Saturday, September 02, 2006

Update: Don't wonder any longer

As an update to my earlier post: Those wondering why TNR's Lee Siegal still has a job need to wonder no longer. The writer who famously called The Daily Kos a fascist has been kicked to the curb:

An Apology to Our Readers

After an investigation, The New Republic has determined that the comments in our Talkback section defending Lee Siegel's articles and blog under the username "sprezzatura" were produced with Siegel's participation. We deeply regret misleading our readers. Lee Siegel's blog will no longer be published by TNR, and he has been suspended from writing for the magazine.

Franklin Foer
Editor, The New Republic

I suppose TNR isn't all bad.

Update: Ezra Klien adds more.

Update: You really have to read this to believe it.


Aaron said...

I actually think that this is really good for TNR; one of the worst things about the magaizne isn't just the ridiculous shit that Siegal would write but also his absurdly stuffy editorial policies, which have made reading half of their magazine a real chore.
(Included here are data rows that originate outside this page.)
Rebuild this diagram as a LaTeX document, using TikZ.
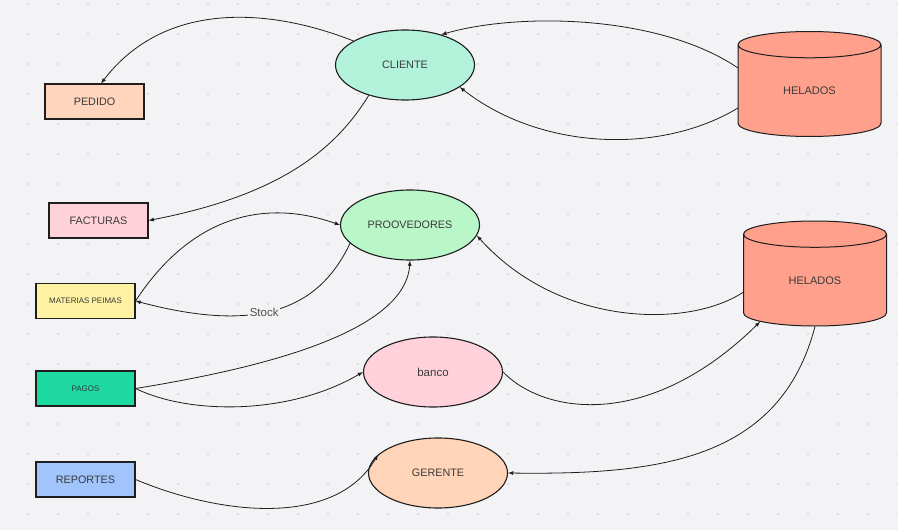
\documentclass[tikz,border=0pt]{standalone}
\usepackage{fontspec}
\setmainfont{Liberation Sans}
\usetikzlibrary{shapes.geometric}
\definecolor{bgcolor}{HTML}{F3F3F5}
\definecolor{dotcolor}{HTML}{C9C9CE}
\definecolor{linecolor}{HTML}{1E1E1E}
\definecolor{textcolor}{HTML}{3A3A3A}
\definecolor{pedidocolor}{HTML}{FFD5BD}
\definecolor{facturacolor}{HTML}{FFD1D8}
\definecolor{materiacolor}{HTML}{FFF2A3}
\definecolor{pagocolor}{HTML}{1ED9A1}
\definecolor{reportecolor}{HTML}{A1C4FD}
\definecolor{clientecolor}{HTML}{B2F2DB}
\definecolor{proveedorcolor}{HTML}{B9F7C9}
\definecolor{bancocolor}{HTML}{FFD1DA}
\definecolor{gerentecolor}{HTML}{FFD4B8}
\definecolor{heladocolor}{HTML}{FFA08C}
\tikzset{
	entity/.style = {
		draw=linecolor, line width=1.1pt, inner sep=0pt,
		minimum width=99pt, minimum height=35pt,
		text=textcolor, font=\fontsize{10.8}{12}\selectfont
	},
	process/.style = {
		ellipse, draw=linecolor, line width=1.1pt, inner sep=0pt,
		minimum width=139pt, minimum height=70pt,
		text=textcolor, font=\fontsize{10.8}{12}\selectfont
	},
	store/.style = {
		cylinder, shape border rotate=90, aspect=0.5, anchor=shape center,
		draw=linecolor, line width=1pt, fill=heladocolor, inner sep=0pt,
		minimum width=143pt, minimum height=105pt,
		text=textcolor, font=\fontsize{11}{12}\selectfont
	},
	flow/.style = {-latex, line width=0.8pt, draw=linecolor},
	small/.style = {font=\fontsize{8}{9}\selectfont}
}
\begin{document}
\begin{tikzpicture}[x=1pt, y=-1pt]
	\fill[bgcolor] (0,0) rectangle (898,530);
	\useasboundingbox (0,0) rectangle (898,530);
	\foreach \x in {28,58,...,898}
		\foreach \y in {4,34,...,530}
			\fill[dotcolor] (\x,\y) circle (0.9);

	% left column
	\node[entity, fill=pedidocolor] (ped) at (94.5,101.5) {PEDIDO};
	\node[entity, fill=facturacolor] (fac) at (98.5,220.5) {FACTURAS};
	\node[entity, fill=materiacolor, small] (mat) at (85.5,301) {MATERIAS PEIMAS};
	\node[entity, fill=pagocolor, small] (pag) at (85.5,388.5) {PAGOS};
	\node[entity, fill=reportecolor] (rep) at (85.5,479.5) {REPORTES};

	% middle
	\node[process, fill=clientecolor] (cli) at (405,65) {CLIENTE};
	\node[process, fill=proveedorcolor] (pro) at (410,225) {PROOVEDORES};
	\node[process, fill=bancocolor, font=\fontsize{11.5}{12}\selectfont] (ban) at (433,372) {banco};
	\node[process, fill=gerentecolor] (ger) at (438,473) {GERENTE};

	% stores
	\node[store] (hel1) at (809.5,84) {HELADOS};
	\node[store] (hel2) at (815,273.5) {HELADOS};

	% flows
	\draw[flow] (cli.155) .. controls (270,8) and (165,0) .. (ped.70);
	\draw[flow] ([xshift=-71.5pt, yshift=16pt]hel1.shape center) .. controls (660,15) and (520,12) .. (cli.40);
	\draw[flow] ([xshift=-71.5pt, yshift=-24pt]hel1.shape center) .. controls (660,155) and (540,150) .. (cli.338);
	\draw[flow] (cli.220) .. controls (335,150) and (280,195) .. (fac.east);
	\draw[flow] (mat.east) .. controls (185,225) and (255,195) .. (pro.west);
	\draw[flow] (pro.197) .. controls (315,318) and (245,330) ..
		node[pos=0.53, fill=bgcolor, inner sep=1.5pt, text=textcolor!90,
		font=\fontsize{11.5}{12}\selectfont] (stk) {Stock} (mat.east);
	\draw[flow] (pag.east) .. controls (250,370) and (405,335) .. (pro.south);
	\draw[flow] (pag.east) .. controls (190,415) and (290,415) .. (ban.west);
	\draw[flow] (ban.east) .. controls (545,415) and (650,430) .. (hel2.217);
	\draw[flow] ([xshift=-71.5pt, yshift=-18.5pt]hel2.shape center) .. controls (690,328) and (560,328) .. (pro.351);
	\draw[flow] (hel2.south) .. controls (780,460) and (660,475) .. (ger.east);
	\draw[flow] (rep.east) .. controls (220,515) and (335,528) .. (ger.163);
\end{tikzpicture}
\end{document}
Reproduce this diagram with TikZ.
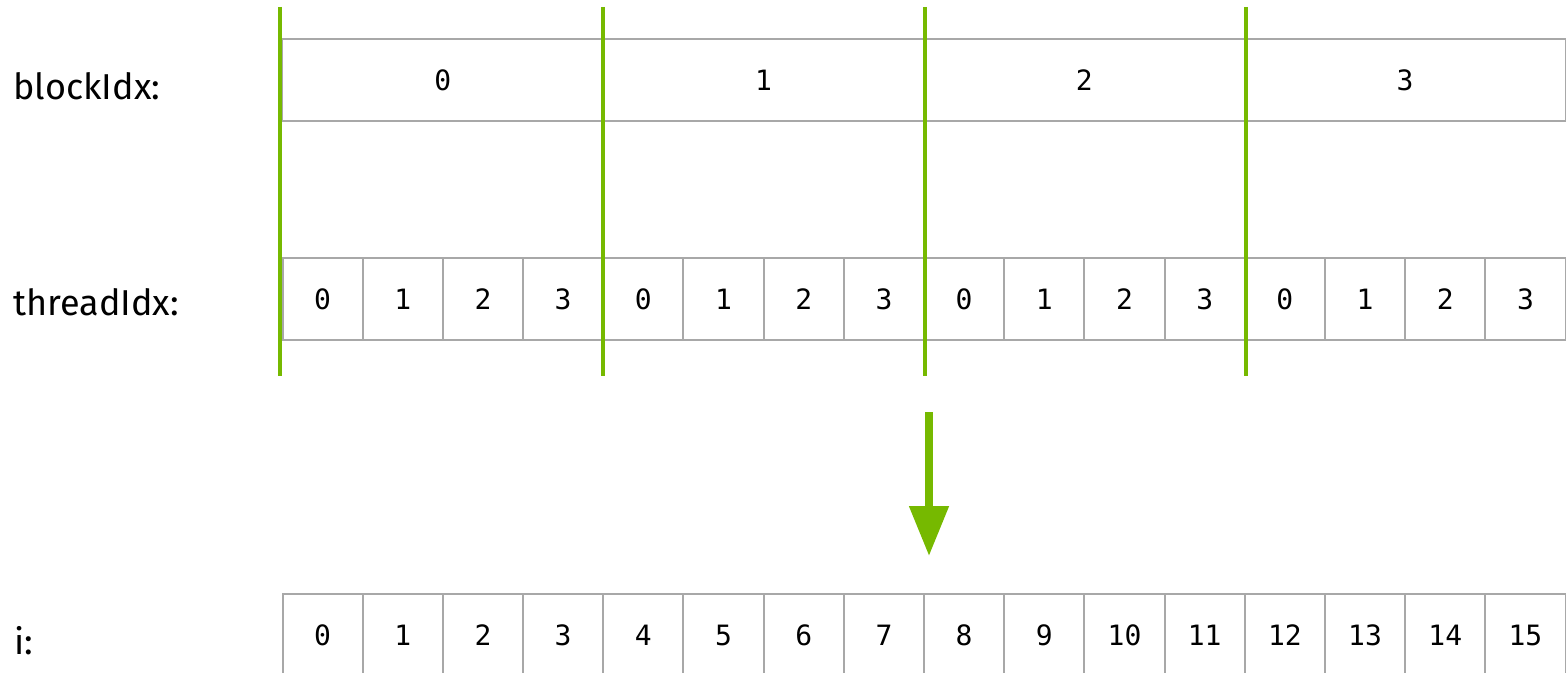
\documentclass[tikz,border=0pt]{standalone}
\usepackage{fontspec}
\setsansfont{Fira Sans}
\setmonofont{DejaVu Sans Mono}
\usetikzlibrary{arrows.meta}
\definecolor{nvgreen}{HTML}{76B900}
\definecolor{cellgray}{HTML}{A8A8A8}
\begin{document}
\begin{tikzpicture}[x=0.5pt,y=-0.5pt,
  cellbox/.style={draw=cellgray, line width=1pt, minimum width=40.1pt, minimum height=41pt, inner sep=0pt, font=\ttfamily\fontsize{14}{16}\selectfont},
  blockbox/.style={cellbox, minimum width=160.4pt},
  rowlabel/.style={anchor=base west, inner sep=0pt, font=\sffamily\fontsize{18}{21}\selectfont},
  divider/.style={draw=nvgreen, line width=2pt},
  maparrow/.style={draw=nvgreen, line width=4pt, -{Triangle[length=25pt,width=19pt]}}]
\useasboundingbox (0,0) rectangle (1566,673);
\clip (0,0) rectangle (1566,673);
% labels
\node[rowlabel] (lblock) at (13,100) {blockIdx:};
\node[rowlabel] (lthread) at (13,315) {threadIdx:};
\node[rowlabel] (li) at (14,654) {i:};
% block row
\foreach \b in {0,...,3}{
  \node[blockbox] (b\b) at ({282.5+320.75*(\b+0.5)},80) {\raisebox{-1.2pt}{\b}};
}
% thread row and i row
\foreach \k in {0,...,15}{
  \pgfmathtruncatemacro{\t}{mod(\k,4)}
  \node[cellbox] (t\k) at ({282.5+80.19*(\k+0.5)},299) {\raisebox{-1.2pt}{\t}};
  \node[cellbox] (i\k) at ({282.5+80.19*(\k+0.5)},635) {\raisebox{-0.5pt}{\k}};
}
% green dividers
\coordinate (g0a) at (280,7);    \coordinate (g0b) at (280,376);
\coordinate (g1a) at (602.5,7);  \coordinate (g1b) at (602.5,376);
\coordinate (g2a) at (924.5,7);  \coordinate (g2b) at (924.5,376);
\coordinate (g3a) at (1245.5,7); \coordinate (g3b) at (1245.5,376);
\coordinate (g4a) at (1567.5,7); \coordinate (g4b) at (1567.5,376);
\foreach \g in {0,...,4}{ \draw[divider] (g\g a) -- (g\g b); }
% arrow
\coordinate (arrs) at (929,412);
\coordinate (arre) at (929,556);
\draw[maparrow] (arrs) -- (arre);
\end{tikzpicture}
\end{document}
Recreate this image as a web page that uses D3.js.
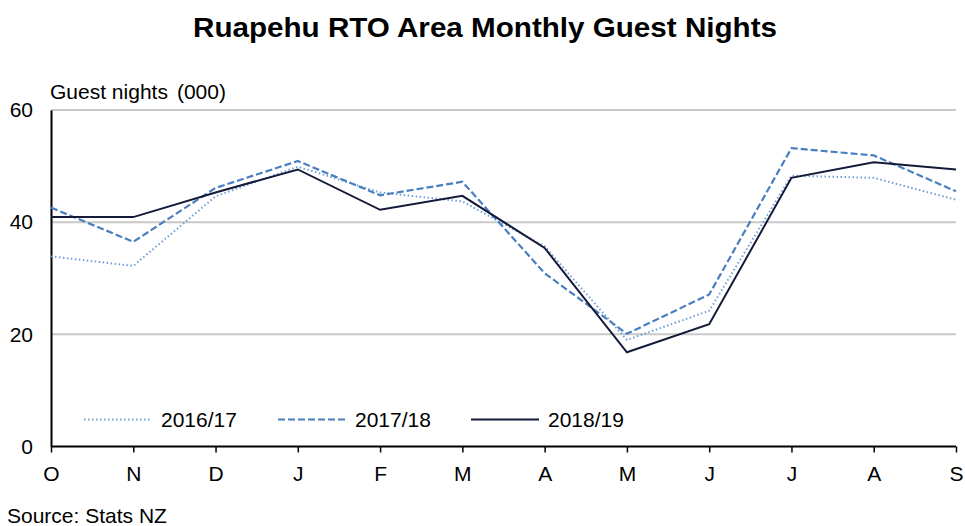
<!DOCTYPE html>
<html><head><meta charset="utf-8">
<script src="https://cdn.jsdelivr.net/npm/d3@7"></script>
<style>body{margin:0;background:#fff;font-family:"Liberation Sans",Arial,sans-serif;}</style>
</head><body><svg id="c" width="965" height="526"></svg>
<script>
const months = ["O","N","D","J","F","M","A","M","J","J","A","S"];
const s1617 = [33.9,32.2,44.6,49.9,45.3,43.7,35.7,19.0,24.2,48.3,47.9,44.0];
const s1718 = [42.6,36.5,46.1,50.9,44.8,47.2,30.9,20.1,27.1,53.2,51.9,45.5];
const s1819 = [40.9,40.9,45.3,49.4,42.2,44.7,35.4,16.8,21.8,47.9,50.7,49.4];
const seriesNames = ["2016/17","2017/18","2018/19"];
const yTicks = [0,20,40,60];

const svg = d3.select("#c");
const L=51, R=956, T=110, B=446.5;
const x = d3.scalePoint().domain(d3.range(months.length)).range([L,R]);
const y = d3.scaleLinear().domain([0,60]).range([B,T]);
const FS = 21;

svg.append("text").attr("x",193).attr("y",37)
  .attr("font-size",27).attr("font-weight","bold")
  .attr("textLength",584).attr("lengthAdjust","spacingAndGlyphs")
  .text("Ruapehu RTO Area Monthly Guest Nights");

// gridlines
svg.append("g").selectAll("line").data(yTicks.filter(d=>d>0)).join("line")
  .attr("x1",L).attr("x2",R).attr("y1",d=>y(d)).attr("y2",d=>y(d))
  .attr("stroke","#c8c8c8").attr("stroke-width",2);

// y axis
const ya = svg.append("g").attr("transform",`translate(${L},0)`)
  .call(d3.axisLeft(y).tickValues(yTicks).tickSize(0).tickPadding(18));
ya.select(".domain").attr("stroke","#000").attr("stroke-width",2);
ya.selectAll("text").attr("font-size",FS).attr("font-family","Liberation Sans, Arial").attr("fill","#000");

// x axis
const xa = svg.append("g").attr("transform",`translate(0,${B})`)
  .call(d3.axisBottom(x).tickSize(6).tickPadding(14).tickFormat(i=>months[i]));
xa.select(".domain").attr("stroke","#000").attr("stroke-width",2).attr("d",`M${L},0H${R}`);
xa.selectAll(".tick line").attr("stroke","#000").attr("stroke-width",1.5);
xa.selectAll("text").attr("font-size",FS).attr("font-family","Liberation Sans, Arial").attr("fill","#000");

const yl = svg.append("text").attr("x",50).attr("y",99).attr("font-size",FS);
yl.append("tspan").text("Guest nights");
yl.append("tspan").attr("dx",9).text("(000)");

const styles = [
  {data:s1617, color:"#6e9fd6", width:2, dash:"1.5,2.5"},
  {data:s1718, color:"#4a7fbf", width:2.2, dash:"7,3"},
  {data:s1819, color:"#131a3a", width:2, dash:null}
];
const line = d3.line().x((d,i)=>x(i)).y(d=>y(d));
styles.forEach(s=>{
  svg.append("path").datum(s.data).attr("d",line).attr("fill","none")
    .attr("stroke",s.color).attr("stroke-width",s.width)
    .attr("stroke-dasharray",s.dash);
});

// legend
const legX = [84,278,471];
styles.forEach((s,i)=>{
  svg.append("line").attr("x1",legX[i]).attr("x2",legX[i]+68).attr("y1",419.5).attr("y2",419.5)
    .attr("stroke",s.color).attr("stroke-width",s.width).attr("stroke-dasharray",s.dash);
  svg.append("text").attr("x",legX[i]+77).attr("y",427).attr("font-size",FS).text(seriesNames[i]);
});

svg.append("text").attr("x",7).attr("y",523).attr("font-size",FS).text("Source: Stats NZ");
</script></body></html>
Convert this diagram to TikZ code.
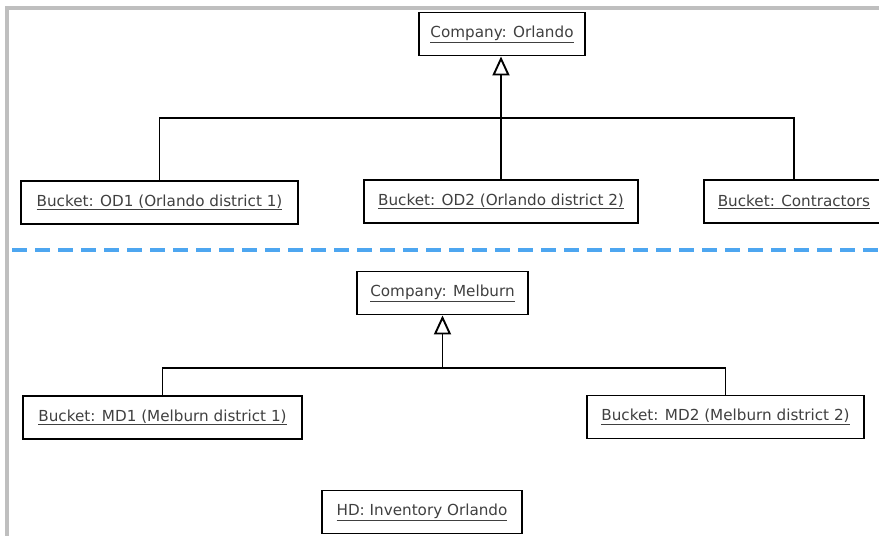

It speaks both to their integrity as a magazine and their saavy that they canned him.

Paul said...

Did they fire him for being a ridiculous writer and stuffy editor, or for defending himself with a sock puppet?

Aaron said...

Presumably the third, which is the only one of the three that's really indefensible.

Tommaso Sciortino said...

So to sum up it speaks to TNRs integrity (or saavy at least). it doesn't speak at all for their editorial judgement.

Paul said...

And, really, I'm not sure it says a whole lot about their integrity. "Writers can't assume a false identity to defend themselves" is kind of a low bar to set for an integrity test, no?

Aaron said...

Well, I think that they probably would have been better off without Siegel for some time, but it's a little silly (especially at an intentionally pluralistic journal like TNR) to fire an editor or a writer for anything other than a lapse in journalistic or editorial ethics.

Also, given that their culture section is traditionally firewalled from the rest of the magazine (in the way that the WSJ editorial section is firewalled from their news section), it's been hard for TNR to can Siegel until now.